CHAST: People think that story was an exaggeration, but it was actually toned down. It was worse. At one point the dog twisted a bone in her hip. We took her to the vet, who had to muzzle her because she was going so crazy. All these horrible things happened over a six-day period. I hardly even mentioned her breeders because I didn’t want to get into trouble with them.

GEHR: You've also done comics about Brooklyn before.

CHAST: That was for The New Yorker's Journeys issue. The thing about growing up in Brooklyn is that your neighborhood was bounded by certain blocks, and you didn't go outside them even to go shopping. My father didn’t drive but my mother did, and she was a nut. If I asked her, “Mom, how come we shop on 18th Avenue? Why don’t we ever shop on 16th Avenue?” she’d go, “You can shop on 16th Avenue when you’re grown up!” You would get screamed at if you left our safe little area.

GEHR: A lot of your cartoons have a very distinct sense of place.
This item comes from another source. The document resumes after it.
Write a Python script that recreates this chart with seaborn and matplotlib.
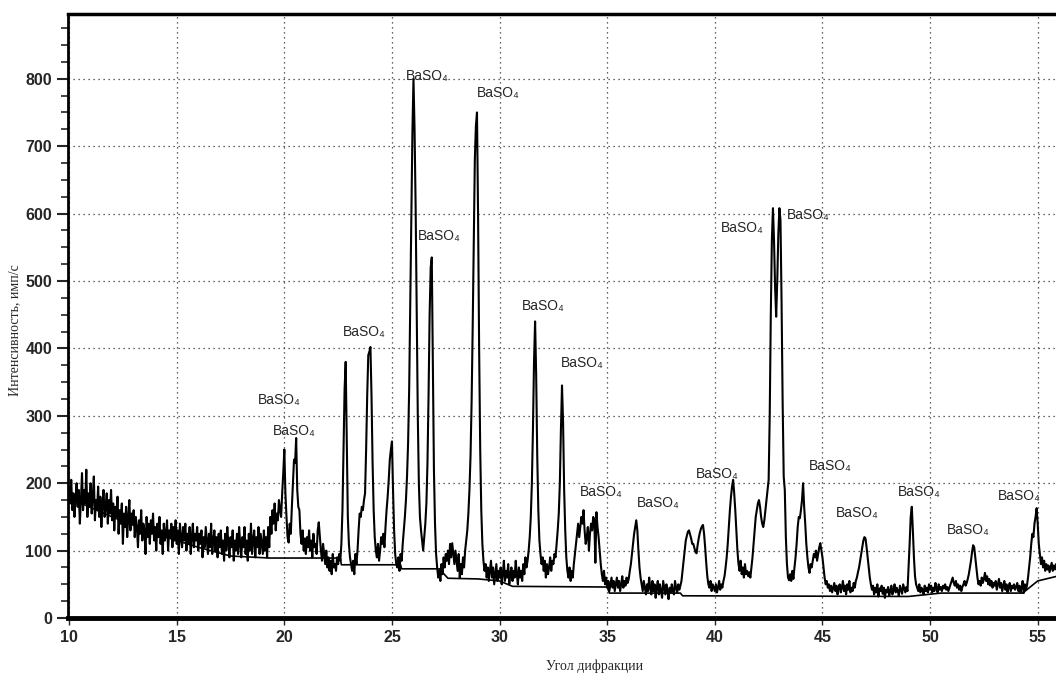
import numpy as np
import seaborn as sns
import matplotlib.pyplot as plt
from matplotlib.ticker import MultipleLocator

# XRD-дифрактограмма, шаг 0.05 град, начиная с 10.00
angle_start = 10.0
angle_step = 0.05
intensity = [
    195, 170, 205, 160, 185, 150, 178, 200, 165, 190, 140, 175, 215, 160, 190, 170, 220, 150, 185, 165,  # 10
    200, 155, 180, 210, 145, 175, 160, 195, 150, 180, 135, 170, 190, 150, 165, 185, 140, 175, 155, 190,  # 11
    145, 170, 130, 165, 150, 180, 125, 160, 140, 170, 110, 155, 135, 165, 120, 150, 175, 130, 155, 140,  # 12
    160, 120, 150, 135, 105, 145, 125, 160, 115, 140, 130, 95, 150, 120, 140, 110, 145, 125, 155, 115,   # 13
    135, 100, 140, 120, 150, 110, 130, 95, 140, 115, 125, 145, 100, 130, 120, 140, 105, 135, 115, 145,   # 14
    110, 130, 95, 140, 120, 105, 135, 115, 140, 100, 125, 110, 135, 95, 120, 140, 105, 125, 115, 135,    # 15
    100, 125, 110, 130, 90, 120, 105, 135, 115, 95, 125, 105, 140, 95, 115, 130, 100, 120, 90, 125,      # 16
    105, 130, 95, 115, 85, 125, 100, 135, 110, 90, 120, 105, 130, 85, 115, 100, 125, 95, 135, 110,       # 17
    90, 120, 105, 135, 95, 115, 85, 125, 100, 140, 95, 115, 130, 90, 120, 105, 135, 95, 125, 110,        # 18
    95, 130, 100, 120, 90, 135, 105, 150, 125, 160, 140, 170, 130, 155, 145, 175, 160, 150, 185, 215,    # 19
    250, 185, 150, 120, 112, 140, 125, 165, 200, 235, 230, 267, 190, 165, 160, 125, 110, 130, 100, 118,  # 20
    95, 120, 105, 130, 100, 115, 90, 125, 105, 110, 95, 130, 142, 120, 100, 85, 110, 95, 80, 100,        # 21
    75, 90, 70, 85, 65, 95, 75, 80, 70, 90, 80, 95, 85, 110, 160, 250, 340, 380, 260, 150,               # 22
    110, 90, 80, 70, 85, 65, 95, 80, 100, 130, 155, 150, 165, 160, 175, 185, 250, 330, 390, 395,         # 23
    402, 330, 230, 160, 120, 100, 90, 110, 85, 100, 120, 110, 125, 105, 135, 160, 180, 205, 235, 250,    # 24
    262, 190, 130, 95, 80, 75, 90, 70, 95, 85, 110, 130, 150, 175, 210, 260, 340, 470, 610, 720,         # 25
    800, 725, 610, 460, 300, 200, 150, 130, 115, 100, 120, 140, 170, 230, 330, 450, 520, 535, 380, 220,  # 26
    140, 95, 75, 60, 70, 55, 80, 65, 90, 75, 95, 85, 100, 80, 110, 90, 111, 95, 80, 100,                 # 27
    85, 70, 95, 60, 80, 65, 90, 75, 100, 115, 130, 155, 190, 240, 320, 430, 560, 680, 730, 750,          # 28
    600, 400, 250, 160, 110, 85, 70, 80, 60, 75, 55, 70, 85, 60, 75, 50, 65, 80, 55, 70,                 # 29
    60, 75, 50, 65, 85, 55, 70, 60, 80, 50, 65, 75, 55, 70, 60, 85, 65, 50, 75, 60,                      # 30
    70, 55, 80, 65, 90, 75, 85, 100, 120, 150, 200, 280, 380, 440, 360, 240, 160, 115, 95, 80,           # 31
    90, 70, 85, 60, 80, 65, 75, 90, 70, 85, 80, 95, 90, 110, 130, 155, 200, 280, 345, 290,               # 32
    190, 130, 90, 70, 60, 75, 55, 70, 60, 80, 95, 110, 125, 140, 120, 135, 150, 140, 160, 130,           # 33
    110, 120, 135, 100, 125, 140, 130, 150, 145, 82, 157, 135, 120, 100, 80, 65, 55, 70, 50, 60,         # 34
    45, 55, 40, 50, 60, 45, 55, 40, 50, 60, 45, 55, 40, 50, 62, 45, 55, 48, 60, 52,                      # 35
    58, 70, 80, 95, 110, 125, 135, 145, 130, 100, 75, 60, 50, 40, 55, 45, 35, 50, 40, 60,                # 36
    45, 35, 55, 40, 50, 30, 45, 55, 35, 50, 40, 30, 55, 45, 35, 50, 40, 28, 45, 38,                      # 37
    50, 40, 35, 55, 45, 38, 50, 42, 48, 55, 70, 85, 100, 115, 122, 128, 130, 124, 118, 110,              # 38
    110, 104, 98, 96, 108, 118, 126, 132, 136, 138, 125, 105, 82, 62, 50, 45, 55, 40, 50, 45,            # 39
    40, 50, 38, 45, 55, 42, 50, 45, 55, 62, 75, 90, 110, 135, 160, 180, 195, 205, 185, 160,              # 40
    130, 100, 80, 70, 85, 65, 75, 60, 80, 65, 70, 62, 68, 60, 75, 90, 110, 130, 150, 160,                # 41
    170, 175, 165, 150, 140, 135, 145, 160, 175, 190, 205, 300, 450, 560, 608, 560, 490, 447, 500, 570,  # 42
    608, 590, 470, 320, 210, 190, 120, 80, 60, 56, 65, 55, 70, 58, 75, 90, 110, 135, 150, 148,           # 43
    160, 175, 200, 165, 140, 110, 90, 75, 67, 80, 75, 85, 95, 90, 100, 85, 95, 105, 111, 100,            # 44
    90, 75, 60, 50, 55, 45, 50, 40, 48, 38, 45, 52, 40, 48, 35, 45, 50, 38, 45, 55,                      # 45
    40, 48, 35, 50, 42, 55, 38, 45, 40, 52, 45, 55, 60, 68, 75, 85, 95, 105, 115, 120,                   # 46
    118, 105, 90, 75, 60, 50, 42, 48, 35, 45, 38, 50, 32, 44, 40, 48, 36, 45, 30, 42,                    # 47
    38, 46, 33, 40, 48, 35, 42, 50, 38, 45, 40, 33, 48, 42, 36, 50, 44, 38, 46, 40,                      # 48
    75, 110, 150, 165, 130, 90, 62, 50, 45, 40, 50, 38, 45, 42, 35, 48, 40, 45, 38, 50,                  # 49
    42, 48, 38, 45, 40, 52, 44, 38, 50, 42, 46, 40, 48, 44, 50, 42, 46, 40, 45, 50,                      # 50
    55, 60, 52, 48, 55, 45, 50, 42, 48, 40, 46, 50, 55, 48, 52, 58, 65, 75, 85, 98,                      # 51
    108, 105, 90, 75, 60, 50, 55, 48, 60, 52, 58, 67, 55, 62, 50, 58, 48, 55, 45, 52,                    # 52
    48, 55, 42, 50, 58, 45, 52, 40, 48, 55, 42, 50, 38, 46, 52, 40, 48, 44, 50, 42,                      # 53
    46, 52, 40, 48, 38, 45, 55, 37, 50, 42, 48, 60, 75, 90, 110, 125, 120, 140, 150, 163,                # 54
    140, 110, 95, 80, 90, 75, 85, 70, 80, 72, 78, 68, 75, 82, 70, 78, 72, 80, 74, 76,                    # 55
]

# линия фона
bg_angle = [10, 12, 14, 16, 17.5, 19.3, 22.6, 22.65, 25.4, 25.45, 27.2, 27.6, 29.0, 30.0, 30.6,
            35.0, 35.1, 38.4, 38.5, 49.0, 50.5, 54.3, 55.0, 55.9]
bg_level = [178, 150, 125, 105, 92, 89, 89, 79, 79, 73, 73, 59, 58, 55, 47,
            46, 37, 37, 33, 32, 37, 37, 55, 62]

# подписи пиков: угол (левый край текста), интенсивность
label_angle = [25.65, 28.96, 26.2, 22.7, 18.75, 19.45, 31.05, 32.87, 40.27, 43.35,
               33.75, 36.36, 39.1, 44.37, 45.63, 48.52, 50.8, 53.13]
label_level = [804, 779, 567, 424, 323, 277, 463, 378, 579, 598,
               187, 171, 214, 225, 156, 187, 131, 181]
label_text = "BaSO\u2084"

angles = angle_start + angle_step * np.arange(len(intensity))

sns.set_style("white")
plt.rcParams['font.family'] = ['Liberation Sans', 'DejaVu Sans']

fig = plt.figure(figsize=(10.56, 6.75), dpi=100)
ax = fig.add_axes([0.0644, 0.0844, 0.9356, 0.8948])

sns.lineplot(x=angles, y=intensity, color="black", linewidth=1.5,
             estimator=None, sort=False, ax=ax)
sns.lineplot(x=bg_angle, y=bg_level, color="black", linewidth=1.2,
             estimator=None, sort=False, ax=ax)

for a, v in zip(label_angle, label_level):
    ax.text(a, v, label_text, fontsize=10, ha="left", va="center",
            family=['Liberation Sans', 'DejaVu Sans'])

ax.set_xlim(9.95, 55.85)
ax.set_ylim(0, 896)
ax.xaxis.set_major_locator(MultipleLocator(5))
ax.yaxis.set_major_locator(MultipleLocator(100))
ax.yaxis.set_minor_locator(MultipleLocator(25))
ax.set_yticks(range(0, 900, 100))

ax.grid(True, which="major", color="#333333", linestyle=(0, (1, 3)), linewidth=0.9)
ax.tick_params(axis="y", which="major", direction="out", length=8, width=1.5,
               labelsize=11.5, left=True)
ax.tick_params(axis="y", which="minor", direction="out", length=5, width=1.2, left=True)
ax.tick_params(axis="x", which="major", direction="out", length=5, width=1.0,
               labelsize=11.5, bottom=True)
for lbl in ax.get_xticklabels() + ax.get_yticklabels():
    lbl.set_fontweight("bold")

ax.spines["right"].set_visible(False)
ax.spines["left"].set_linewidth(2)
ax.spines["top"].set_linewidth(2.5)
ax.spines["bottom"].set_linewidth(3.5)
for s in ax.spines.values():
    s.set_color("black")

ax.set_xlabel("Угол дифракции", fontsize=10, family=['Liberation Serif', 'DejaVu Serif'])
ax.set_ylabel("Интенсивность, имп/с", fontsize=10, family=['Liberation Serif', 'DejaVu Serif'])
ax.xaxis.set_label_coords(0.533, -0.068)
ax.yaxis.set_label_coords(-0.047, 0.477)

fig.savefig("out.png", dpi=100)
CHAST: I have an odd little book Helen Hokinson did about going out to buy a mop. I like that she has this whole world, and I feel like I can go into that world. It’s not generic; it’s very specific. I don’t like cartoons that take place in nowhereville. I like cartoons where I know where they’re happening. I have to feel like they’re real people. I can’t even look at daily comic strips. And I hate sitcoms because they don’t seem like real people to me, they're props that often say horrible things to each other, which I don't find funny.